Written by Editorial Team

Adult children squeeze parents for mortgage and debt help

29 February 2008 / by Joy Tibbs
According to Abbey Mortgages, parents are now spending more time and money helping their adult children get a foot on the property ladder.

Scottish Widows backs this up with research suggesting that many parents are sacrificing £67 billion of savings and potential retirement income to support children financially.

Research from Abbey Mortgages shows that parents in the UK have collectively spent more than £27 billion to enable their children to buy their first home. One in seven first-time buyers receive some form of subsidy from parents and the lender found that, on average, children receive £5,874 towards getting their first mortgage and their first property.
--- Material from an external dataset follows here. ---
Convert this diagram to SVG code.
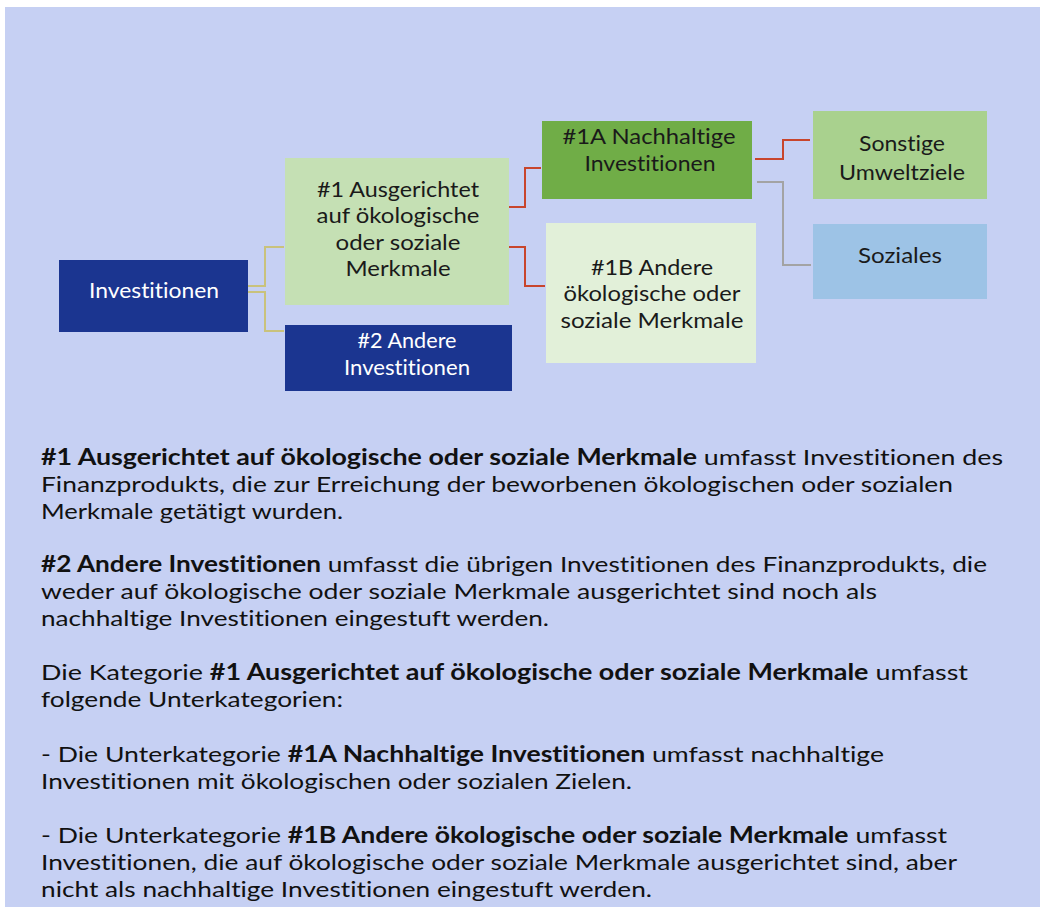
<svg xmlns="http://www.w3.org/2000/svg" width="1040" height="911" viewBox="0 0 1040 911">
<style>
text{font-variant-ligatures:none}
.bx{font-family:Lato,"Noto Sans","Liberation Sans",sans-serif;font-size:21px;text-anchor:middle;fill:#1a1a1a}
.wt{fill:#ffffff}
.body{font-family:Lato,"Noto Sans","Liberation Sans",sans-serif;font-size:22px;fill:#111111}
.b{font-weight:700}
.cn{fill:none;stroke-width:2}
.ol{stroke:#c9c27c}
.rd{stroke:#c8452c}
.gy{stroke:#a3a3a3}
</style>
<rect x="5" y="7" width="1035" height="900" fill="#c6d0f3"/>
<g id="connectors">
<polyline class="cn ol" points="248,286 265,286 265,247 284,247"/>
<polyline class="cn ol" points="248,292 265,292 265,331 284,331"/>
<polyline class="cn rd" points="509,207 525,207 525,168 541,168"/>
<polyline class="cn rd" points="509,247 525,247 525,286 545,286"/>
<polyline class="cn rd" points="755,159 783,159 783,140 810,140"/>
<polyline class="cn gy" points="757,182 783,182 783,265 811,265"/>
</g>
<g id="n-investitionen">
<rect x="59" y="260" width="189" height="72" fill="#1b3590"/>
<text class="bx wt" x="154" y="298" textLength="130" lengthAdjust="spacingAndGlyphs">Investitionen</text>
</g>
<g id="n-1">
<rect x="285" y="158" width="224" height="147" fill="#c5e0b4"/>
<text class="bx" x="398" y="197" textLength="162" lengthAdjust="spacingAndGlyphs">#1 Ausgerichtet</text>
<text class="bx" x="398" y="223" textLength="163" lengthAdjust="spacingAndGlyphs">auf ökologische</text>
<text class="bx" x="398" y="250" textLength="125" lengthAdjust="spacingAndGlyphs">oder soziale</text>
<text class="bx" x="398" y="276" textLength="105" lengthAdjust="spacingAndGlyphs">Merkmale</text>
</g>
<g id="n-2">
<rect x="285" y="325" width="227" height="66" fill="#1b3590"/>
<text class="bx wt" x="407" y="348" textLength="99" lengthAdjust="spacingAndGlyphs">#2 Andere</text>
<text class="bx wt" x="407" y="375" textLength="126" lengthAdjust="spacingAndGlyphs">Investitionen</text>
</g>
<g id="n-1a">
<rect x="542" y="121" width="210" height="78" fill="#70ad47"/>
<text class="bx" x="649" y="144" textLength="173" lengthAdjust="spacingAndGlyphs">#1A Nachhaltige</text>
<text class="bx" x="650" y="171" textLength="131" lengthAdjust="spacingAndGlyphs">Investitionen</text>
</g>
<g id="n-1b">
<rect x="546" y="223" width="210" height="140" fill="#e2f0d9"/>
<text class="bx" x="652" y="275" textLength="122" lengthAdjust="spacingAndGlyphs">#1B Andere</text>
<text class="bx" x="652" y="301" textLength="177" lengthAdjust="spacingAndGlyphs">ökologische oder</text>
<text class="bx" x="652" y="328" textLength="183" lengthAdjust="spacingAndGlyphs">soziale Merkmale</text>
</g>
<g id="n-sonstige">
<rect x="813" y="111" width="174" height="88" fill="#a9d18e"/>
<text class="bx" x="902" y="151" textLength="86" lengthAdjust="spacingAndGlyphs">Sonstige</text>
<text class="bx" x="902" y="180" textLength="126" lengthAdjust="spacingAndGlyphs">Umweltziele</text>
</g>
<g id="n-soziales">
<rect x="813" y="224" width="174" height="75" fill="#9dc3e6"/>
<text class="bx" x="900" y="263" textLength="84" lengthAdjust="spacingAndGlyphs">Soziales</text>
</g>
<g id="description">
<text class="body" x="41" y="465" textLength="962" lengthAdjust="spacingAndGlyphs"><tspan class="b">#1 Ausgerichtet auf ökologische oder soziale Merkmale</tspan> umfasst Investitionen des</text>
<text class="body" x="41" y="492" textLength="912" lengthAdjust="spacingAndGlyphs">Finanzprodukts, die zur Erreichung der beworbenen ökologischen oder sozialen</text>
<text class="body" x="41" y="519" textLength="302" lengthAdjust="spacingAndGlyphs">Merkmale getätigt wurden.</text>
<text class="body" x="41" y="572" textLength="946" lengthAdjust="spacingAndGlyphs"><tspan class="b">#2 Andere Investitionen</tspan> umfasst die übrigen Investitionen des Finanzprodukts, die</text>
<text class="body" x="41" y="599" textLength="836" lengthAdjust="spacingAndGlyphs">weder auf ökologische oder soziale Merkmale ausgerichtet sind noch als</text>
<text class="body" x="41" y="626" textLength="508" lengthAdjust="spacingAndGlyphs">nachhaltige Investitionen eingestuft werden.</text>
<text class="body" x="41" y="680" textLength="927" lengthAdjust="spacingAndGlyphs">Die Kategorie <tspan class="b">#1 Ausgerichtet auf ökologische oder soziale Merkmale</tspan> umfasst</text>
<text class="body" x="41" y="707" textLength="302" lengthAdjust="spacingAndGlyphs">folgende Unterkategorien:</text>
<text class="body" x="41" y="762" textLength="843" lengthAdjust="spacingAndGlyphs">- Die Unterkategorie <tspan class="b">#1A Nachhaltige Investitionen</tspan> umfasst nachhaltige</text>
<text class="body" x="41" y="789" textLength="591" lengthAdjust="spacingAndGlyphs">Investitionen mit ökologischen oder sozialen Zielen.</text>
<text class="body" x="41" y="843" textLength="906" lengthAdjust="spacingAndGlyphs">- Die Unterkategorie <tspan class="b">#1B Andere ökologische oder soziale Merkmale</tspan> umfasst</text>
<text class="body" x="41" y="870" textLength="916" lengthAdjust="spacingAndGlyphs">Investitionen, die auf ökologische oder soziale Merkmale ausgerichtet sind, aber</text>
<text class="body" x="41" y="897" textLength="611" lengthAdjust="spacingAndGlyphs">nicht als nachhaltige Investitionen eingestuft werden.</text>
</g>
</svg>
It also showed that parents spend an average of 17.8 hours helping their children to find the right first property and more than 22.5 hours giving them a hand with the move. One in 16 first-time buyers borrows money from parents, with the average loan totalling £19,619.

Head of Abbey Mortgages, Nici Audhlam-Gardiner, comments: “Buying a first property is an incredibly exciting experience and understandably most parents want to share in this milestone.

“Because house prices have increased so much over the past few years, buying that first home is also a bigger and more daunting investment than it was for the previous generation so guidance is undoubtedly needed.”

Those in London and the south east are given the most help at £6,485 on average, followed by children in the north of England, who receive £6,760. Children in Scotland were given the least financial help, with just £2,825 on average.

A study from Scottish Widows also shows that parents are using savings to bail out children and grandchildren. It found that 42 per cent of adult children have been given handouts to pay off debts and the average amount given to children was £12,610, totalling £67 billion collectively.

The annual Savings and Investment report reveals that 36 per cent of parents who have parted with cash had planned to use it to subsidise pension income. Worryingly, 55 per cent of parents claimed to have given or loaned their children or grandchildren thousands of pounds compared with just 39 per cent last year.

Savings expert Anne Young comments: “It seems that although people could well be tightening the purse strings at a time when the credit crunch could affect finances, adult children are still managing to extract what they can from Mum and Dad.

“Both the amount of money given and the number of children ‘sapping’ has increased in the last year, to the extent that the overall Sap Fund is well in excess of £60 billion. That’s a significant amount, and the glaring hole in parents’ finances needs to be replaced, or prepared for in the first instance, as the problem is clearly not going to go away!”